The World Around the Shrine

by Hanna

(The intersection just outside the front of Kamigamo Shrine in Kyoto.)

I may have lived in Japan for most of my 20s now, but when I take pictures, they are still mostly touristy shots of shrines, temples, nice houses, and flowers that I see while traveling. (I only post a small selection of the photos I take.) And although I live in Yokohama, I feel in some sense like a tourist in this city and in Tokyo, where I go almost daily. But I think a tourist can have a kind of openness that a resident might not have, because a resident is familiar with their world and takes a good chunk of things for granted.

That is not to say, however, that a tourist doesn’t take anything for granted. They see the foreign world as it fits with cultural stereotypes. A common tourist’s photo of a Japanese shrine will show a red tori gate or the main shrine building with maybe a few Japanese people praying in front of it. These pictures show the quiet and calm within the shrine, a quiet calm that may or may not be because of a lack of people in these places.
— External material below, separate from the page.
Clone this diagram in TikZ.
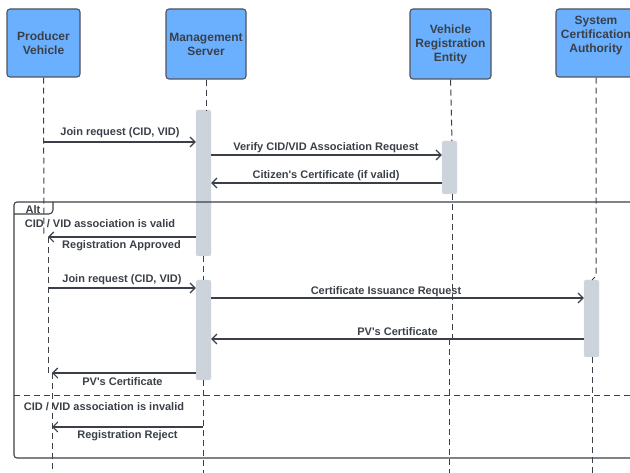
\documentclass[tikz,border=0pt]{standalone}
\usepackage{fontspec}
\setmainfont{Liberation Sans}
\usetikzlibrary{arrows.meta}
\definecolor{ink}{HTML}{3B4048}
\definecolor{actor}{HTML}{6AB0FF}
\definecolor{bar}{HTML}{CDD3DB}
\begin{document}
\begin{tikzpicture}[x=1pt,y=-1pt,
  actorbox/.style={draw=ink!90, fill=actor, rounded corners=3pt, line width=1.1pt,
    align=center, text=ink, inner sep=0pt, font=\bfseries\fontsize{12}{14}\selectfont},
  lifeline/.style={draw=ink, line width=1pt, dash pattern=on 6pt off 4pt},
  actbar/.style={fill=bar, draw=bar!70!white, rounded corners=2pt, minimum width=15pt, inner sep=0pt},
  msg/.style={draw=ink, line width=1.1pt, -{Straight Barb[length=5pt,width=10pt,line width=1.1pt]}},
  lbl/.style={text=ink, inner sep=0pt, yshift=-1.5pt, font=\bfseries\fontsize{11}{13}\selectfont},
  frame/.style={draw=ink, line width=1.1pt}]
\clip (0,0) rectangle (630,473);

% participants
\node[actorbox, minimum width=73pt, minimum height=68pt] (pv) at (43.5,43) {Producer\\Vehicle};
\node[actorbox, minimum width=80pt, minimum height=70pt] (ms) at (206,44) {Management\\Server};
\node[actorbox, minimum width=81pt, minimum height=70pt] (vre) at (450.5,44) {Vehicle\\Registration\\Entity};
\node[actorbox, minimum width=80pt, minimum height=68pt] (sca) at (596,43) {};
\node[text=ink, inner sep=0pt, align=center, font=\bfseries\fontsize{12}{14}\selectfont] (scat) at (596,36) {System\\Certification\\Authority};

% activation bars
\node[actbar, minimum height=146pt] (ms1) at (203.5,183) {};
\node[actbar, minimum height=53pt] (vre1) at (449.5,167.5) {};
\node[actbar, minimum height=100pt] (ms2) at (203.5,330) {};
\node[actbar, minimum height=77pt] (sca1) at (591.5,318.5) {};

% lifelines
\coordinate (pvl1) at (44,237);
\coordinate (pvl2) at (48,373);
\coordinate (pvl3) at (52,473);
\draw[lifeline] (pv.south) -- (pvl1);
\draw[lifeline] (48,237) -- (pvl2);
\draw[lifeline] (52,373) -- (pvl3);
\draw[lifeline] (ms.south) -- (206,110);
\draw[lifeline] (203,256) -- (203,280);
\draw[lifeline] (203,380) -- (203,473);
\draw[lifeline] (vre.south) -- (452,141);
\draw[lifeline] (452,194) -- (452,339);
\draw[lifeline] (449,339) -- (449,473);
\draw[lifeline] (sca.south) -- (596,276) -- (592,280);
\draw[lifeline] (592,357) -- (592,473);

% alt fragment
\draw[frame, rounded corners=3pt] (14,202) rectangle (640,458);
\draw[frame] (14,214) -- (49,214) to[out=0,in=-90] (53,210) -- (53,202);
\node[lbl] (alt) at (33,208) {Alt};
\draw[lifeline] (14,396) -- (640,396);
\node[lbl] (cond1) at (100,222) {CID / VID association is valid};
\node[lbl] (cond2) at (104,405) {CID / VID association is invalid};

% messages
\coordinate (m1) at (44,142);
\draw[msg] (m1) -- (m1 -| ms1.west);
\node[lbl] at (120,131) {Join request (CID, VID)};

\coordinate (m2) at (211,155);
\draw[msg] (m2) -- (m2 -| vre1.west);
\node[lbl] at (326,146) {Verify CID/VID Association Request};

\coordinate (m3) at (442,183);
\draw[msg] (m3) -- (m3 -| ms1.east);
\node[lbl] at (326,174) {Citizen\textquotesingle s Certificate (if valid)};

\coordinate (m4) at (196,237);
\draw[msg] (m4) -- (m4 -| pvl2);
\node[lbl] at (121.5,244) {Registration Approved};

\coordinate (m5) at (48,288);
\draw[msg] (m5) -- (m5 -| ms2.west);
\node[lbl] at (122,278) {Join request (CID, VID)};

\coordinate (m6) at (211,298);
\draw[msg] (m6) -- (m6 -| sca1.west);
\node[lbl] at (386,290) {Certificate Issuance Request};

\coordinate (m7) at (584,339);
\draw[msg] (m7) -- (m7 -| ms2.east);
\node[lbl] at (397.5,330) {PV\textquotesingle s Certificate};

\coordinate (m8) at (196,373);
\draw[msg] (m8) -- (m8 -| pvl3);
\node[lbl] at (122.5,380) {PV\textquotesingle s Certificate};

\coordinate (m9) at (203,427);
\draw[msg] (m9) -- (m9 -| pvl3);
\node[lbl] at (127.5,434) {Registration Reject};
\end{tikzpicture}
\end{document}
When shrines are full of people for festivals, for example, the atmosphere is completely different.

But how does a shrine fit into the cultural fabric of life around it? I don’t think I can answer that now, but that is the question that came to mind when I saw this picture again. It seems to give some answer, but I can’t seem to be able to put it into words yet. . .

Speaking of shrine festivals and the relationship between shrines and the world of the neighborhoods around them, I’m now reminded of a post I did a long time ago of a festival at Shimo-Goryo Shrine near where I used to live in Kyoto. The atmosphere there was very different from the atmosphere in the picture above. . .

In the near future, I’ll post a picture of the student art exhibition that was going on within the precincts of the Kamigamo Shrine during this visit. And the recent picture of children playing in the water was taken on the same visit.